When you lose troops via battle or atrittion your war exhaust increases and this give you some debuffs, the most important is the penalty to siege. With high WE you cant siege, and thus if you mantain your troops in the fort you will lose manpower due to the atrittion and that will increase the WE. Removing the WE cost dip points so you need to be sure that you can conquer a fort before the siege.
And thats the basics of the forts.
That exact scenario actually happened in my game some months ago, but that's kinda tricky to reproduce cuz it's not AI do that intentionally. But since I'm currently playing Japan game, I think I can show off a good case of this ZOC cheat with korea peninsula in a few day. When I manage to do that I'll post it here.
Reman's video that was linked earlier covers the most common aspect of the rules really well, but you rarely ever need it in such detail. One thing to keep in mind, which screws the ZoCs over for many people, is that both neighbouring forts and forts on your border provinces can work non-intuitively.
Forts work the most predictable if you build them at least one province away from your border and with two provinces between each fort.
This is actually intriguing because after I experienced AI cheat on fort ZOC, I never left a hole in my territory so AI should abide zoc rule all the time, but could it be possible they actually fix this and I didn't notice?
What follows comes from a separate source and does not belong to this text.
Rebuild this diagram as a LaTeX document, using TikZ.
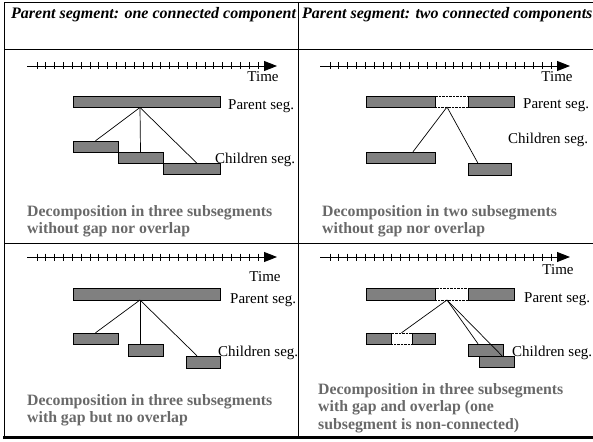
\documentclass[tikz,border=0pt]{standalone}
\usepackage{fontspec}
\setmainfont{Liberation Serif}
\usetikzlibrary{arrows.meta}
\definecolor{segfill}{RGB}{128,128,128}
\definecolor{captxt}{RGB}{105,105,105}
\begin{document}
\begin{tikzpicture}[x=1pt,y=-1pt,
seg/.style={%
draw,
fill=segfill,
inner sep=0pt,
minimum height=11pt
},
gapseg/.style={draw,densely dotted,fill=white,inner sep=0pt,minimum height=11pt},
lbl/.style={font=\fontsize{15}{17}\selectfont,inner sep=0pt},
desc/.style={font=\fontsize{15.8}{17.5}\selectfont\bfseries,text=captxt,align=left,inner sep=0pt,anchor=north west},
hdr/.style={font=\fontsize{16}{18}\selectfont\bfseries\itshape,inner sep=0pt},
timeline/.style={line width=0.9pt,-{Triangle[length=13pt,width=10pt]}},
link/.style={line width=0.7pt}
]
\useasboundingbox(0,0)rectangle(593,441);
%% Headers
\node[hdr,anchor=base west]at(11,19)(h1){Parent segment: one connected component};
\node[hdr,anchor=base west]at(302,19)(h2){Parent segment: two connected components};
%% Time axes
\foreach \ox/\oy/\n in {0/66/1,293/66/2,0/257/3,293/257/4}{
\coordinate(ts\n)at(27+\ox,\oy);
\coordinate(te\n)at(277+\ox,\oy);
\draw[timeline](ts\n)--(te\n);
\foreach \k in {0,...,25}\draw[line width=0.8pt](37+\ox+\k*8.84,\oy-3.5)--++(0,7);
}
\node[lbl,anchor=base]at(263,82)(time1){Time};
\node[lbl,anchor=base]at(557,82)(time2){Time};
\node[lbl,anchor=base]at(265,281)(time3){Time};
\node[lbl,anchor=base]at(558,274)(time4){Time};
%% Three subsegments, no gap
\node[seg,minimum width=147]at(146.5,102)(p1){};
\node[seg,minimum width=45]at(95.5,146.5)(c11){};
\node[seg,minimum width=45]at(140.5,157.5)(c12){};
\node[seg,minimum width=57]at(191.5,169)(c13){};
\coordinate(b1)at(140,107.5);
\draw[link](b1)--(c11.north);
\draw[link](b1)--(c12.north);
\draw[link](b1)--([xshift=5.5pt]c13.north);
\node[lbl,anchor=base west]at(228,110)(pl1){Parent seg.};
\node[lbl,anchor=base west]at(215,163)(cl1){Children seg.};
\node[desc]at(27,205)(d1){Decomposition in three subsegments\\without gap nor overlap};
%% Two subsegments
\node[gapseg,minimum width=33]at(451.5,101.5)(g2){};
\node[seg,minimum width=69]at(400.5,101.5)(p21){};
\node[seg,minimum width=46]at(491,101.5)(p22){};
\node[seg,minimum width=69]at(400.5,157.5)(c21){};
\node[seg,minimum width=43,minimum height=12]at(489.5,169.5)(c22){};
\coordinate(b2)at(447,107);
\draw[link](b2)--([xshift=12.5pt]c21.north);
\draw[link](b2)--([xshift=-11.5pt]c22.north);
\node[lbl,anchor=base west]at(523,108)(pl2){Parent seg.};
\node[lbl,anchor=base west]at(508,143)(cl2){Children seg.};
\node[desc]at(322,205)(d2){Decomposition in two subsegments\\without gap nor overlap};
%% Three subsegments with gap
\node[seg,minimum width=147,minimum height=12]at(146.5,294)(p3){};
\node[seg,minimum width=45]at(95.5,338.5)(c31){};
\node[seg,minimum width=35,minimum height=12]at(145.5,350)(c32){};
\node[seg,minimum width=34,minimum height=12]at(203,362)(c33){};
\coordinate(b3)at(140,300);
\draw[link](b3)--(c31.north);
\draw[link](b3)--([xshift=-5.5pt]c32.north);
\draw[link](b3)--([xshift=-6pt]c33.north);
\node[lbl,anchor=base west]at(230,303)(pl3){Parent seg.};
\node[lbl,anchor=base west]at(218,356)(cl3){Children seg.};
\node[desc]at(27,394)(d3){Decomposition in three subsegments\\with gap but no overlap};
%% Gap and overlap
\node[gapseg,minimum width=33,minimum height=12]at(451.5,294)(g41){};
\node[seg,minimum width=69,minimum height=12]at(400.5,294)(p41){};
\node[seg,minimum width=46,minimum height=12]at(491,294)(p42){};
\node[gapseg,minimum width=21]at(401.5,338.5)(g42){};
\node[seg,minimum width=25]at(378.5,338.5)(c41){};
\node[seg,minimum width=23]at(423.5,338.5)(c44){};
\node[seg,minimum width=35,minimum height=12]at(485.5,350)(c42){};
\node[seg,minimum width=35]at(496.5,361.5)(c43){};
\coordinate(b4)at(447,300);
\draw[link](b4)--(g42.north);
\draw[link](b4)--([xshift=-7.5pt]c42.north);
\draw[link](b4)--([xshift=5.5pt]c43.north);
\node[lbl,anchor=base west]at(524,302)(pl4){Parent seg.};
\node[lbl,anchor=base west]at(512,356)(cl4){Children seg.};
\node[desc]at(318,383)(d4){Decomposition in three subsegments\\with gap and overlap (one\\subsegment is non-connected)};
%% Table rules
\draw[line width=0.8pt](4,437)--(4,2)--(593,2);
\draw[line width=0.8pt](4,49)--(593,49);
\draw[line width=0.8pt](4,243)--(593,243);
\draw[line width=0.8pt](298,2)--(298,437);
\draw[line width=3pt](3,437)--(593,437);
\end{tikzpicture}
\end{document}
Can you point me version that fixed this issue? I couldn't find it
I feel like wars are now... tedious, because you spend most of your time in besieging only the few fortress that you can besiege, and then, you can move to the next fort and so on... and it takes a lot of time to take down forts, even with cannons and good generals (I'm afraid how long would be to siege a level 8 fort), so, 80% of war time is you besieging and praying to don't lost any fortress if the country is big, making the army movement more confusing, and if it has allies is even more chaotic.
I would prefer no movement limitation, and instead of that, if you surpass the zone of control, you get supply penalties. It would be less confusing and more realistic.